NICHOLAS SHAKESPEARE: „STURM"

Alex und Merredy begegnen einander in den 80er Jahren in Wellington Point, einem kleinen Fischerkaff im fernen Tasmanien. Alex hat zwölf Jahre im englischen Oxford gelebt und ist hierher zurückgekehrt, nachdem seine Eltern bei einem Unfall umkamen. Hier in seiner alten Heimat will er die große aber unrentable Farm übernehmen. Er weiß, dass diese Insel südlich Australiens wie ein einsames Ende der Welt ist und diese Einsamkeit ist zu spüren.

Doch auch Merredy trägt eine große Traurigkeit in sich, denn wie ihre Eltern hat sie nie verwunden, dass ihr kleiner Bruder spurlos verschwand, als sie selbst noch ein kleines Mädchen war. Nun hat sie ihr Studium in Melbourne abgebrochen, um ihren kranken Vater zu pflegen. Als sie Alex begegnet, berührt sie seine tiefe Melancholie und so wird aus diesen zwei Menschen mit ihren schweren Verlusten ein Paar. Sie lieben einander sehr, wenngleich Merredys Herz wegen des verlorenen Bruders nie so ganz frei für Alex wird.

Langsam und dennoch fesselnd entwickelt sich diese Geschichte in „Sturm", dem neuen großen Roman des englischen Erfolgsautors Nicholas Shakespeare. Einen ganzen Kosmos aus intensiv gezeichneten Charakteren und einer kargen, beeindruckenden Landschaft lässt er entstehen. Da ist Ray, in Schultagen ein übler Kamerad und nun Immobilienmakler und Schürzenjäger. Und Merredys Cousine Tildy mit der sinnlichen Figur, die Ray schließlich heiratet, weil er Merredy nicht erobern kann.

Das Eheglück von Alex und Merredy hält jedoch nur eine Weile, denn im Gegensatz zur gebärfreudigen Tildy bleibt den beiden der ersehnte Nachwuchs versagt. Aber auch wirtschaftlich geht es bergab, bis Merredy eines Tages ihr Talent für die Austernzucht entdeckt und erfolgreich einsetzt. Als Beide gleichwohl ümmer mehr über die möglicherweise vertanen Chancen ihres Lebens grübeln, wirbelt ein verheerender Sturm alles durcheinander, zerschmettert Kompromisse und Lebenslügen.

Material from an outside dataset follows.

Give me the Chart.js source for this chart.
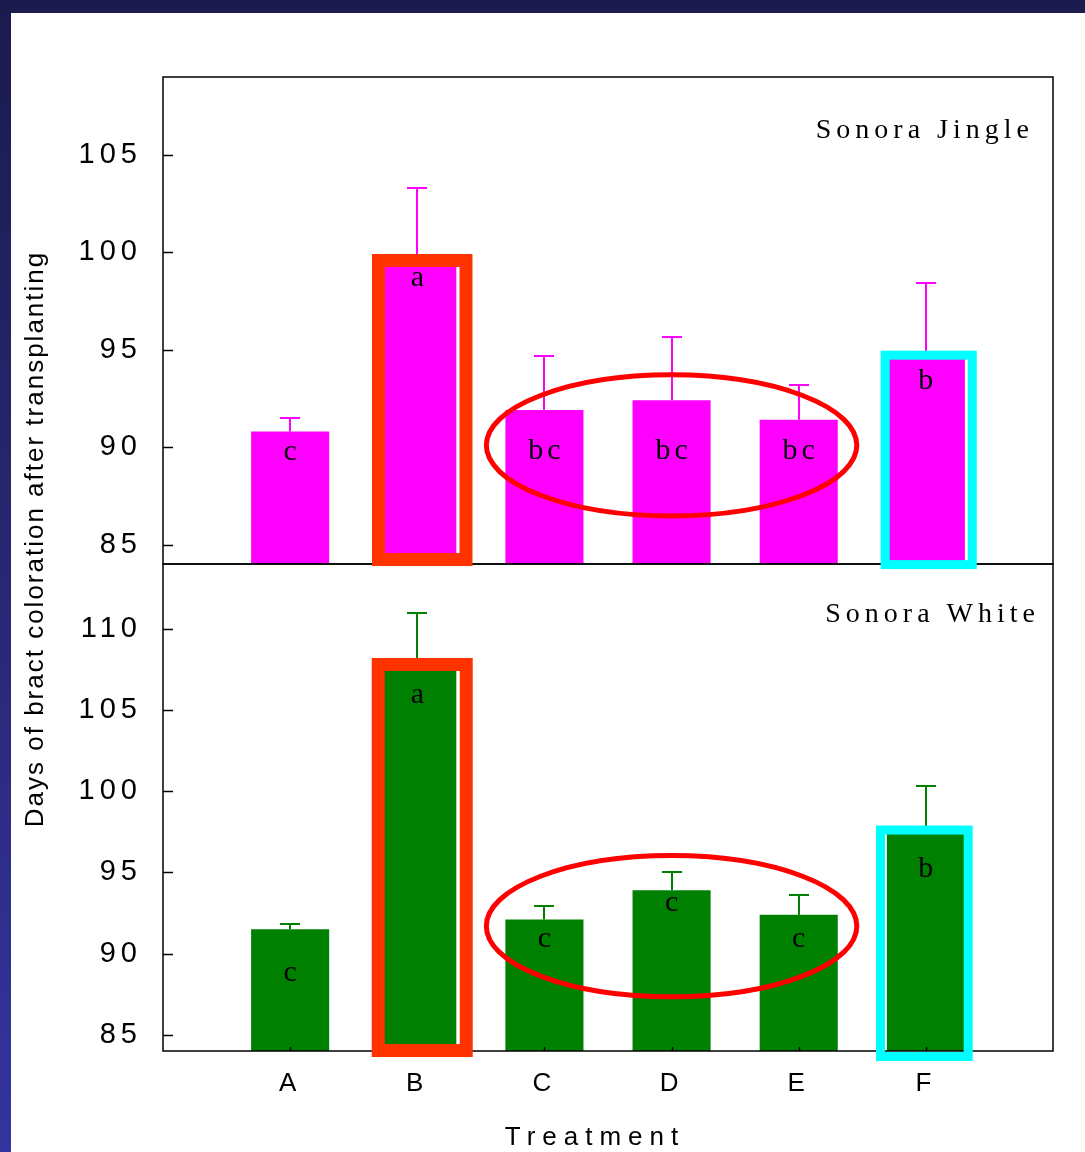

Zur dramatischen Katharsis für beider Leben wird dabei Kish, ein junger Bursche, der von einem Segelschiff für Rehabilitationszöglinge geschleudert wurde. Alex rettet ihn vorm Ertrinken und während der verstörte Junge für ihn wie der sehnlichst vermisste Sohn ist, erinnert Kish Merredy an ihren verlorenen Bruder. Doch die hoffnungsvolle Idylle dieser Drei steht auf schwankendem Boden und es kommt zu einem Finale in der Art, wie man es von einem guten, großen Roman erwartet.

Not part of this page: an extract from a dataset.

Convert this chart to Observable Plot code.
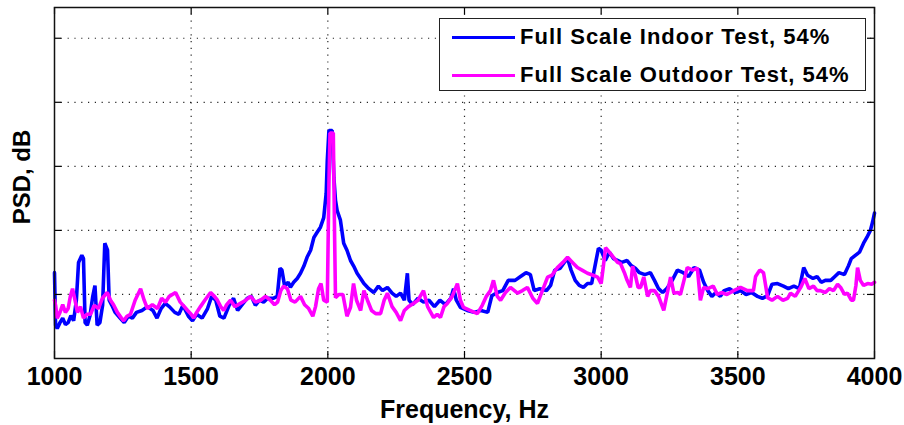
<!DOCTYPE html>
<html>
<head>
<meta charset="utf-8">
<script src="https://cdn.jsdelivr.net/npm/d3@7"></script>
<script src="https://cdn.jsdelivr.net/npm/@observablehq/plot@0.6"></script>
<style>
  html, body { margin: 0; padding: 0; background: #fff; }
  #wrap { position: relative; width: 904px; height: 425px; font-family: "Liberation Sans", Arial, sans-serif; }
  #wrap svg { overflow: visible; }
  #legend { position: absolute; left: 439px; top: 18px; width: 425px; height: 71px; border: 1.5px solid #222; background: #fff; box-sizing: content-box; }
  .row { position: absolute; left: 0; height: 30px; display: flex; align-items: center; }
  .sw { display: inline-block; width: 63px; height: 3px; margin-left: 12px; margin-right: 5px; }
  .lt { font-weight: bold; font-size: 22px; letter-spacing: 1.0px; color: #000; white-space: nowrap; }
</style>
</head>
<body>
<div id="wrap"></div>
<script>
// ---- data ----
const xTicks = [1000, 1500, 2000, 2500, 3000, 3500, 4000];
const yTicks = [10, 20, 30, 40, 50];
const seriesNames = ["Full Scale Indoor Test, 54%", "Full Scale Outdoor Test, 54%"];
const seriesColors = ["#0000ff", "#ff00ff"];
const xLabel = "Frequency, Hz";
const yLabel = "PSD, dB";

const indoorFreq = [1000,1004,1010,1020,1030,1040,1050,1060,1070,1080,1088,1100,1106,1112,1120,1130,1140,1148,1156,1166,1176,1184,1194,1200,1210,1222,1240,1255,1270,1285,1300,1320,1340,1360,1375,1390,1405,1420,1440,1455,1470,1490,1505,1520,1540,1560,1575,1590,1605,1620,1640,1655,1670,1690,1705,1720,1735,1750,1765,1780,1800,1815,1825,1832,1842,1855,1863,1875,1888,1900,1912,1924,1937,1949,1961,1973,1985,1994,1998,2004,2016,2022,2028,2034,2046,2058,2070,2083,2095,2107,2120,2132,2150,2168,2185,2200,2218,2235,2250,2266,2280,2291,2297,2310,2330,2350,2370,2390,2410,2430,2450,2460,2470,2485,2510,2535,2560,2585,2600,2620,2640,2660,2685,2705,2725,2741,2755,2775,2800,2815,2830,2850,2865,2877,2890,2905,2920,2935,2950,2965,2980,2990,3000,3015,3030,3045,3060,3075,3095,3110,3125,3140,3160,3180,3195,3210,3225,3240,3260,3279,3300,3320,3340,3360,3375,3390,3405,3420,3436,3450,3470,3490,3510,3530,3550,3572,3590,3609,3625,3645,3667,3685,3705,3725,3741,3755,3775,3790,3805,3820,3840,3855,3870,3890,3905,3915,3930,3945,3960,3972,3985,3993,4000];
const indoorPsd = [13.4,5.2,4.7,5.6,6.3,5.3,5.6,6.7,5.9,9.1,15.0,16.1,15.6,5.6,5.2,6.7,9.7,11.4,5.2,5.6,8.3,18.0,16.9,9.1,8.3,7.2,6.3,5.6,6.6,6.3,7.2,7.5,8.1,7.5,6.3,7.8,8.6,8.1,7.2,6.9,8.3,6.6,5.9,6.9,6.3,7.8,9.7,9.1,6.6,6.3,8.4,9.4,7.5,8.6,9.4,9.7,8.3,9.1,8.8,9.4,9.4,9.7,14.1,13.8,11.3,11.9,11.1,11.9,12.5,13.3,14.4,15.8,16.9,18.9,19.7,20.5,22.0,25.8,30.9,35.6,35.6,28.3,24.7,23.1,21.6,18.0,16.9,15.3,14.4,13.3,12.5,11.7,10.9,10.3,11.3,10.6,11.1,10.2,9.7,10.2,9.1,13.3,9.1,8.4,9.4,8.8,9.1,8.1,9.1,8.4,9.4,10.9,9.1,8.0,7.5,7.2,7.5,7.2,9.8,10.3,10.6,12.2,12.2,12.8,13.4,13.1,10.6,10.9,10.6,11.4,13.8,14.1,15.0,15.6,13.8,12.2,11.4,11.1,11.7,11.7,15.0,17.2,16.9,15.3,16.6,15.6,15.3,15.0,15.3,14.5,14.1,13.4,13.1,13.4,12.2,10.9,10.3,10.9,12.2,13.8,13.4,12.8,14.2,13.8,11.9,10.6,9.7,10.3,9.7,10.6,10.9,10.3,10.6,10.0,10.3,9.7,9.4,9.8,11.6,11.7,11.3,10.9,11.3,10.9,14.2,13.0,12.5,12.8,11.9,12.2,12.2,12.8,13.4,13.1,14.5,15.6,16.1,16.6,18.0,18.9,20.0,21.3,22.7];

const outdoorFreq = [1000,1004,1010,1020,1030,1040,1050,1058,1066,1075,1084,1095,1106,1118,1132,1145,1161,1175,1193,1205,1216,1230,1245,1253,1265,1278,1295,1315,1328,1340,1358,1377,1392,1406,1420,1443,1460,1475,1487,1500,1509,1520,1534,1550,1571,1585,1596,1608,1619,1630,1644,1660,1680,1700,1717,1735,1754,1772,1790,1805,1816,1828,1838,1852,1865,1880,1900,1915,1930,1945,1955,1966,1975,1985,1998,2004,2008,2020,2025,2028,2040,2055,2070,2083,2094,2105,2120,2132,2145,2160,2175,2193,2206,2218,2235,2250,2266,2280,2295,2313,2330,2350,2365,2387,2400,2412,2425,2437,2455,2474,2485,2496,2520,2547,2565,2580,2595,2606,2620,2632,2650,2668,2694,2712,2730,2750,2767,2785,2804,2820,2840,2860,2877,2895,2913,2930,2950,2970,2987,3000,3008,3016,3030,3045,3060,3071,3085,3095,3107,3115,3125,3135,3144,3156,3170,3180,3195,3210,3229,3240,3254,3266,3280,3290,3303,3315,3335,3352,3363,3375,3390,3410,3425,3440,3460,3485,3510,3535,3557,3565,3580,3594,3609,3625,3645,3665,3682,3693,3710,3730,3745,3760,3777,3790,3802,3820,3835,3850,3865,3876,3890,3901,3915,3923,3932,3938,3948,3960,3975,3990,4000];
const outdoorPsd = [9.1,8.3,6.3,7.2,8.4,7.2,7.8,9.7,10.9,9.1,7.2,8.1,6.3,6.9,6.9,8.3,7.8,9.4,10.3,9.1,8.4,7.2,6.3,5.9,6.6,6.9,9.1,10.9,9.1,7.8,8.4,7.8,9.4,8.8,9.7,10.3,8.8,8.1,7.5,6.9,6.3,7.2,8.1,9.1,10.3,9.7,9.1,8.1,7.5,8.4,9.1,8.1,8.6,9.1,9.7,8.8,9.1,9.7,9.1,8.4,8.8,10.6,11.3,10.9,9.1,8.8,9.7,8.4,7.8,6.6,8.1,10.9,11.7,9.1,8.8,27.3,35.2,35.2,18.4,9.5,10.0,10.0,6.6,8.0,11.7,9.1,7.5,10.6,9.1,7.5,7.0,7.0,9.1,10.2,8.1,7.2,5.9,7.5,8.1,8.6,9.1,10.6,8.1,6.4,6.9,6.4,8.1,8.6,9.7,11.7,9.1,8.0,7.5,7.0,8.3,9.7,10.6,12.2,9.7,9.1,10.3,11.1,10.2,10.6,11.1,9.4,8.6,10.6,12.7,13.0,14.2,15.0,15.8,15.0,14.2,13.8,13.3,13.0,12.7,11.7,14.4,17.3,16.6,15.8,15.0,14.8,13.4,12.2,11.1,14.4,13.0,11.1,11.1,12.7,9.7,10.6,10.6,9.7,7.5,9.8,12.7,10.2,10.3,10.0,12.2,14.2,13.8,14.1,9.1,11.1,10.9,11.3,10.0,10.3,10.0,10.6,11.1,10.6,10.6,12.8,13.8,13.4,9.5,9.1,9.7,9.1,9.4,10.2,9.7,11.1,12.5,10.9,11.3,10.6,10.6,10.3,10.9,10.6,11.6,11.1,10.0,10.2,9.1,9.1,11.4,14.2,12.2,11.4,11.7,11.6,11.9];

// ---- build table ----
const rows = [];
indoorFreq.forEach((f, i) => rows.push({series: seriesNames[0], freq: f, psd: indoorPsd[i]}));
outdoorFreq.forEach((f, i) => rows.push({series: seriesNames[1], freq: f, psd: outdoorPsd[i]}));

const W = 904, H = 425;
const mL = 54, mR = 30, mT = 7, mB = 67;
const innerH = H - mT - mB, innerW = W - mL - mR;
const font = "'Liberation Sans', Arial, sans-serif";

const chart = Plot.plot({
  width: W, height: H,
  marginLeft: mL, marginRight: mR, marginTop: mT, marginBottom: mB,
  style: {fontFamily: font, background: "#fff", color: "#000", overflow: "visible"},
  x: {domain: [1000, 4000]},
  y: {domain: [0, 54.8]},
  color: {domain: seriesNames, range: seriesColors},
  marks: [
    Plot.gridX(xTicks.slice(1, -1), {stroke: "#000", strokeOpacity: 0.85, strokeWidth: 1.2, strokeDasharray: "1.2,5.6"}),
    Plot.gridY(yTicks, {stroke: "#000", strokeOpacity: 0.85, strokeWidth: 1.2, strokeDasharray: "1.2,5.6"}),
    Plot.line(rows, {x: "freq", y: "psd", z: "series", stroke: "series", strokeWidth: 3.6, curve: "linear", strokeLinejoin: "miter"}),
    // inward ticks on all four sides
    Plot.tickX(xTicks, {x: d => d, insetTop: innerH - 7, stroke: "#000", strokeWidth: 1.2}),
    Plot.tickX(xTicks, {x: d => d, insetBottom: innerH - 7, stroke: "#000", strokeWidth: 1.2}),
    Plot.tickY(yTicks, {y: d => d, insetRight: innerW - 7, stroke: "#000", strokeWidth: 1.2}),
    Plot.tickY(yTicks, {y: d => d, insetLeft: innerW - 7, stroke: "#000", strokeWidth: 1.2}),
    Plot.frame({stroke: "#111", strokeWidth: 1.5}),
    Plot.axisX(xTicks, {tickSize: 0, tickPadding: 9, fontSize: 25, fontWeight: "bold", label: null, tickFormat: d => String(d)}),
    Plot.axisY({ticks: [], label: null, tickSize: 0}),
    Plot.text([xLabel], {frameAnchor: "bottom", text: d => d, dy: 51, fontSize: 25, fontWeight: "bold", textAnchor: "middle", lineAnchor: "middle"}),
    Plot.text([yLabel], {frameAnchor: "left", text: d => d, dx: -32, dy: -6, rotate: -90, fontSize: 24, fontWeight: "bold", textAnchor: "middle", lineAnchor: "middle"})
  ]
});

const wrap = document.getElementById("wrap");
wrap.appendChild(chart);

// legend
const legend = document.createElement("div");
legend.id = "legend";
seriesNames.forEach((name, i) => {
  const row = document.createElement("div");
  row.className = "row";
  row.style.top = (i === 0 ? 3 : 41) + "px";
  const sw = document.createElement("span");
  sw.className = "sw";
  sw.style.background = seriesColors[i];
  const t = document.createElement("span");
  t.className = "lt";
  t.textContent = name;
  row.appendChild(sw); row.appendChild(t);
  legend.appendChild(row);
});
wrap.appendChild(legend);
</script>
</body>
</html>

Mag das Geschehen auch an einem sehr fernen Ort spielen, es ist wunderbar lebensnah geschrieben und entwickelt eine subtile Sogwirkung. Fazit: ein Meisterwerk mit Stil, Tiefe und Warmherzigkeit.

 

# Nicholas Shakespeare: Sturm (aus dem Englischen von Susanne Höbel); 542 Seiten; Marebuchverlag, Hamburg; 24,90

WOLFGANG A. NIEMANN (wan/JULIUS)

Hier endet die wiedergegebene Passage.